**Exercise instructions**.
Restate the listing below word for word, omitting any images.

⁂

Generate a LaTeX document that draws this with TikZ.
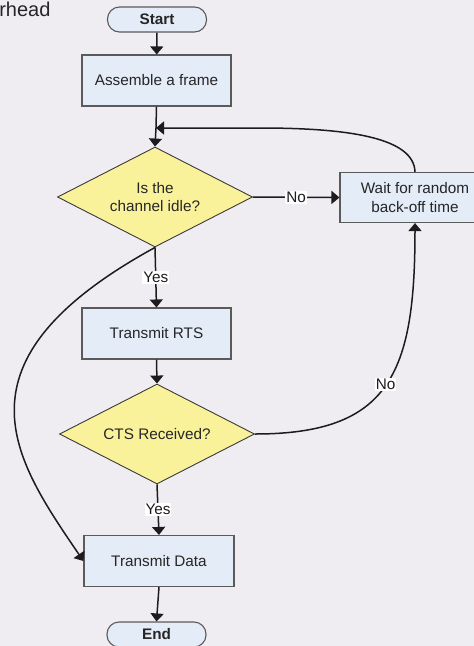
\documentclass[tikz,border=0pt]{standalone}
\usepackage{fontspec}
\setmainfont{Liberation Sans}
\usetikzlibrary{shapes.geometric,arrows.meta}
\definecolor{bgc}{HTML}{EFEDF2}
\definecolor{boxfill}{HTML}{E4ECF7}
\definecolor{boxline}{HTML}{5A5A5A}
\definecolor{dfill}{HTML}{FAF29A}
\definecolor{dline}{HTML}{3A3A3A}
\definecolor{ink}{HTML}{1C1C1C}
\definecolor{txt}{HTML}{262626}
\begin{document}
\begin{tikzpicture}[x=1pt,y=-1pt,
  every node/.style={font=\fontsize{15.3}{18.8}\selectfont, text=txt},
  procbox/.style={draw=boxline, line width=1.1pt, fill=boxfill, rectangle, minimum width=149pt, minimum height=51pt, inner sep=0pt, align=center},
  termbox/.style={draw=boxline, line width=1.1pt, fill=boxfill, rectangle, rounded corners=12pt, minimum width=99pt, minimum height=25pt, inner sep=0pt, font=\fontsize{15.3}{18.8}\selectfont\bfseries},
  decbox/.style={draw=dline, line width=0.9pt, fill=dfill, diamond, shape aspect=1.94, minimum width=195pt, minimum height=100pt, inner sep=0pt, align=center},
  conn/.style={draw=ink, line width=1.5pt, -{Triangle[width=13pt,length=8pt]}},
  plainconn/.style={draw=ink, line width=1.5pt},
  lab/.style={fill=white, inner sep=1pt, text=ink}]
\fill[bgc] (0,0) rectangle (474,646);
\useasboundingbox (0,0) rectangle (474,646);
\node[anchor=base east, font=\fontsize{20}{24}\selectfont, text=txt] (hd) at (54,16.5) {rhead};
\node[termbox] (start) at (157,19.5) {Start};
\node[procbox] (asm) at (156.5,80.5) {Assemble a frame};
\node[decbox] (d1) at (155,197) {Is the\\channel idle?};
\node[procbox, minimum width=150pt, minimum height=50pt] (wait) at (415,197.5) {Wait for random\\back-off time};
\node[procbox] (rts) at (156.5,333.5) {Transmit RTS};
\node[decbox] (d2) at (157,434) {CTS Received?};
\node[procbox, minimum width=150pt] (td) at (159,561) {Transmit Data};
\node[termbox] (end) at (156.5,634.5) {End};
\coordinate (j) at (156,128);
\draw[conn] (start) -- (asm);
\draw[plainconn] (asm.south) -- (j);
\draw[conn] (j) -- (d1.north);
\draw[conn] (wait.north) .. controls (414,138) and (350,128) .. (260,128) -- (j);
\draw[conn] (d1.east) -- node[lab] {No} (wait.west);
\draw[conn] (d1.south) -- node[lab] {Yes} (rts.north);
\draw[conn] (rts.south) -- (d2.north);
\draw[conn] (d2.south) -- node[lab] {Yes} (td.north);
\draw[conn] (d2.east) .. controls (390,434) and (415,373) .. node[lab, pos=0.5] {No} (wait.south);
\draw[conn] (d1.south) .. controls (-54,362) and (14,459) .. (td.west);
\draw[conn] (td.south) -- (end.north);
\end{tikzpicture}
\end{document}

⁂

**Exercise result**.
Generate a LaTeX document that draws this with TikZ.
\documentclass[tikz,border=0pt]{standalone}
\usepackage{fontspec}
\setmainfont{Liberation Sans}
\usetikzlibrary{shapes.geometric,arrows.meta}
\definecolor{bgc}{HTML}{EFEDF2}
\definecolor{boxfill}{HTML}{E4ECF7}
\definecolor{boxline}{HTML}{5A5A5A}
\definecolor{dfill}{HTML}{FAF29A}
\definecolor{dline}{HTML}{3A3A3A}
\definecolor{ink}{HTML}{1C1C1C}
\definecolor{txt}{HTML}{262626}
\begin{document}
\begin{tikzpicture}[x=1pt,y=-1pt,
  every node/.style={font=\fontsize{15.3}{18.8}\selectfont, text=txt},
  procbox/.style={draw=boxline, line width=1.1pt, fill=boxfill, rectangle, minimum width=149pt, minimum height=51pt, inner sep=0pt, align=center},
  termbox/.style={draw=boxline, line width=1.1pt, fill=boxfill, rectangle, rounded corners=12pt, minimum width=99pt, minimum height=25pt, inner sep=0pt, font=\fontsize{15.3}{18.8}\selectfont\bfseries},
  decbox/.style={draw=dline, line width=0.9pt, fill=dfill, diamond, shape aspect=1.94, minimum width=195pt, minimum height=100pt, inner sep=0pt, align=center},
  conn/.style={draw=ink, line width=1.5pt, -{Triangle[width=13pt,length=8pt]}},
  plainconn/.style={draw=ink, line width=1.5pt},
  lab/.style={fill=white, inner sep=1pt, text=ink}]
\fill[bgc] (0,0) rectangle (474,646);
\useasboundingbox (0,0) rectangle (474,646);
\node[anchor=base east, font=\fontsize{20}{24}\selectfont, text=txt] (hd) at (54,16.5) {rhead};
\node[termbox] (start) at (157,19.5) {Start};
\node[procbox] (asm) at (156.5,80.5) {Assemble a frame};
\node[decbox] (d1) at (155,197) {Is the\\channel idle?};
\node[procbox, minimum width=150pt, minimum height=50pt] (wait) at (415,197.5) {Wait for random\\back-off time};
\node[procbox] (rts) at (156.5,333.5) {Transmit RTS};
\node[decbox] (d2) at (157,434) {CTS Received?};
\node[procbox, minimum width=150pt] (td) at (159,561) {Transmit Data};
\node[termbox] (end) at (156.5,634.5) {End};
\coordinate (j) at (156,128);
\draw[conn] (start) -- (asm);
\draw[plainconn] (asm.south) -- (j);
\draw[conn] (j) -- (d1.north);
\draw[conn] (wait.north) .. controls (414,138) and (350,128) .. (260,128) -- (j);
\draw[conn] (d1.east) -- node[lab] {No} (wait.west);
\draw[conn] (d1.south) -- node[lab] {Yes} (rts.north);
\draw[conn] (rts.south) -- (d2.north);
\draw[conn] (d2.south) -- node[lab] {Yes} (td.north);
\draw[conn] (d2.east) .. controls (390,434) and (415,373) .. node[lab, pos=0.5] {No} (wait.south);
\draw[conn] (d1.south) .. controls (-54,362) and (14,459) .. (td.west);
\draw[conn] (td.south) -- (end.north);
\end{tikzpicture}
\end{document}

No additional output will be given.